Donation from philanthropic individuals, corporate houses and public sector undertakings comprise 48% of our income. The balance 52% is obtained through interest on investments, Government grants and sale proceeds of products made by visually challenged trainees of our training centres. Given that NAB (India) offers a wide range of services for the well-being of the visually challenged, the Ministry of Finance, the Department of Revenue and the National Committee for Promotion of Social and Economic Welfare, Government of India, have considered all NAB projects and activities eligible under Section 35AC of the Income Tax (IT) Act, 1961. Hence, all donations made to NAB are entitled for 100% IT Exemption. A certificate to this effect is given to every donor, along with our official receipt acknowledging the donation.
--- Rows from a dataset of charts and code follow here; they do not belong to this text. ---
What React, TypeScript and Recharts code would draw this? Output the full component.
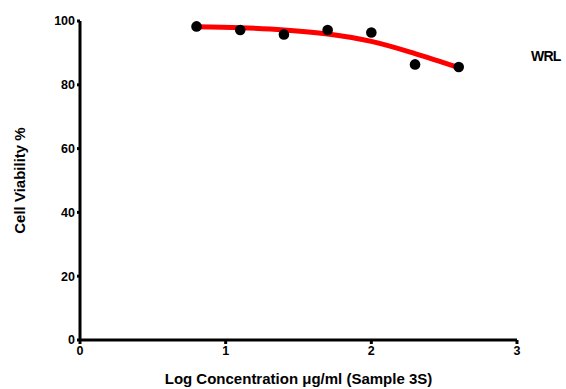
import React from "react";
import { ComposedChart, Line, Scatter, XAxis, YAxis } from "recharts";

const logConc = [0.8, 1.1, 1.4, 1.7, 2.0, 2.3, 2.6];
const viability = [98.3, 97.2, 95.8, 97.2, 96.4, 86.4, 85.6];
const fitX = [0.8, 1.1, 1.4, 1.7, 2.0, 2.3, 2.6];
const fitY = [98.2, 97.9, 97.2, 95.9, 93.6, 89.8, 85.4];
const xTicks = [0, 1, 2, 3];
const yTicks = [0, 20, 40, 60, 80, 100];
const seriesName = "WRL";

const points = logConc.map((x, i) => ({ x, y: viability[i] }));
const fit = fitX.map((x, i) => ({ x, y: fitY[i] }));

const font = "'Liberation Sans', Arial, sans-serif";
const tickStyle = { fill: "#000", fontSize: 12.5, fontWeight: 700, fontFamily: font };

const Dot = (props: any) => <circle cx={props.cx} cy={props.cy} r={5.3} fill="#000" />;

export default function App() {
  return (
    <div style={{ position: "absolute", left: 0, top: 0, width: 566, height: 389, background: "#fff" }}>
      <ComposedChart width={566} height={389} margin={{ top: 21, right: 49, bottom: 4, left: 10 }}>
        <XAxis
          type="number"
          dataKey="x"
          domain={[0, 3]}
          ticks={xTicks}
          allowDataOverflow
          height={45}
          axisLine={{ stroke: "#000", strokeWidth: 3 }}
          tickLine={{ stroke: "#000", strokeWidth: 3 }}
          tickSize={4}
          tick={tickStyle}
          label={{
            value: "Log Concentration μg/ml (Sample 3S)",
            position: "insideBottom",
            offset: 1,
            style: { fill: "#000", fontSize: 15, fontWeight: 700, fontFamily: font },
          }}
        />
        <YAxis
          type="number"
          dataKey="y"
          domain={[0, 100]}
          ticks={yTicks}
          width={70}
          axisLine={{ stroke: "#000", strokeWidth: 3 }}
          tickLine={{ stroke: "#000", strokeWidth: 3 }}
          tickSize={3}
          tick={tickStyle}
          label={{
            value: "Cell Viability %",
            angle: -90,
            position: "insideLeft",
            offset: 10,
            style: { textAnchor: "middle", fill: "#000", fontSize: 15, fontWeight: 700, fontFamily: font },
          }}
        />
        <Line
          data={fit}
          dataKey="y"
          type="monotone"
          stroke="#ff0000"
          strokeWidth={5}
          dot={false}
          activeDot={false}
          isAnimationActive={false}
          legendType="none"
        />
        <Scatter data={points} dataKey="y" fill="#000" shape={Dot} isAnimationActive={false} name={seriesName} />
      </ComposedChart>
      <div
        style={{
          position: "absolute",
          left: 531,
          top: 48,
          fontFamily: font,
          fontSize: 14,
          fontWeight: 700,
          color: "#000",
          letterSpacing: -0.8,
        }}
      >
        {seriesName}
      </div>
    </div>
  );
}
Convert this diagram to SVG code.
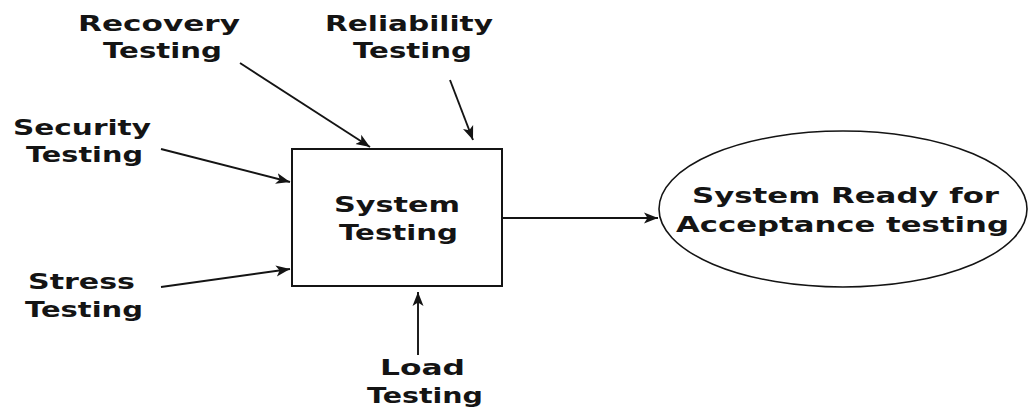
<svg xmlns="http://www.w3.org/2000/svg" width="1029" height="412" viewBox="0 0 1029 412">
<style>
  text { font-family: "DejaVu Sans", "Liberation Sans", sans-serif; font-weight: bold; font-size: 22px; fill: #141414; }
  .shape { fill: #ffffff; stroke: #141414; stroke-width: 2; }
  .oval { fill: #ffffff; stroke: #141414; stroke-width: 1.6; }
  .conn { stroke: #141414; stroke-width: 1.9; fill: none; marker-end: url(#arrow); }
</style>
<defs>
  <marker id="arrow" markerUnits="userSpaceOnUse" markerWidth="15" markerHeight="12" refX="14" refY="6" orient="auto">
    <path d="M0,0.5 L14,6 L0,11.5 L3.5,6 Z" fill="#141414"/>
  </marker>
</defs>
<rect width="1029" height="412" fill="#ffffff"/>

<g id="connectors">
  <line class="conn" x1="240" y1="63" x2="370" y2="147"/>
  <line class="conn" x1="450" y1="80" x2="473" y2="140"/>
  <line class="conn" x1="161" y1="149" x2="290" y2="182"/>
  <line class="conn" x1="161" y1="287" x2="290" y2="269"/>
  <line class="conn" x1="418" y1="355" x2="418" y2="292"/>
  <line class="conn" x1="503" y1="218" x2="658" y2="218"/>
</g>

<g id="system-testing">
  <rect class="shape" x="292" y="149" width="210" height="137"/>
  <text x="334" y="212" textLength="126" lengthAdjust="spacingAndGlyphs">System</text>
  <text x="339" y="240" textLength="119" lengthAdjust="spacingAndGlyphs">Testing</text>
</g>

<g id="acceptance">
  <ellipse class="oval" cx="843" cy="209" rx="184" ry="78"/>
  <text x="692" y="203" textLength="307" lengthAdjust="spacingAndGlyphs">System Ready for</text>
  <text x="676" y="232" textLength="333" lengthAdjust="spacingAndGlyphs">Acceptance testing</text>
</g>

<g id="recovery-testing">
  <text x="78" y="31" textLength="162" lengthAdjust="spacingAndGlyphs">Recovery</text>
  <text x="103" y="58" textLength="119" lengthAdjust="spacingAndGlyphs">Testing</text>
</g>

<g id="reliability-testing">
  <text x="325" y="31" textLength="168" lengthAdjust="spacingAndGlyphs">Reliability</text>
  <text x="353" y="58" textLength="119" lengthAdjust="spacingAndGlyphs">Testing</text>
</g>

<g id="security-testing">
  <text x="13" y="135" textLength="138" lengthAdjust="spacingAndGlyphs">Security</text>
  <text x="26" y="162" textLength="117" lengthAdjust="spacingAndGlyphs">Testing</text>
</g>

<g id="stress-testing">
  <text x="28" y="289" textLength="107" lengthAdjust="spacingAndGlyphs">Stress</text>
  <text x="25" y="317" textLength="118" lengthAdjust="spacingAndGlyphs">Testing</text>
</g>

<g id="load-testing">
  <text x="380" y="375" textLength="85" lengthAdjust="spacingAndGlyphs">Load</text>
  <text x="367" y="403" textLength="116" lengthAdjust="spacingAndGlyphs">Testing</text>
</g>
</svg>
We have developed effective mechanism for sound expenditure management. The Annual Budget for any particular year is formulated after weighing it against the income and expenditure of previous two years. In case of unforeseen expenses, the concerned department prepares a separate proposal and forwards it for approval of the Executive Director, through the Honorary Secretary of the department. The Executive Director is authorized to sanction expenditure of up to Rs.10,000. Expenditure in the range Rs.10,000-Rs.25,000 needs to be approved by the Honorary Secretary General and those exceeding Rs.25,000 require approval of the Internal Audit and Finance Committee appointed by the Executive Council of NAB (India) at its first meeting held after every General Body Meeting (with elections) once in four years. This system has ensured strict monitoring of expenses so that maximum amount is spent in the interests of the target group.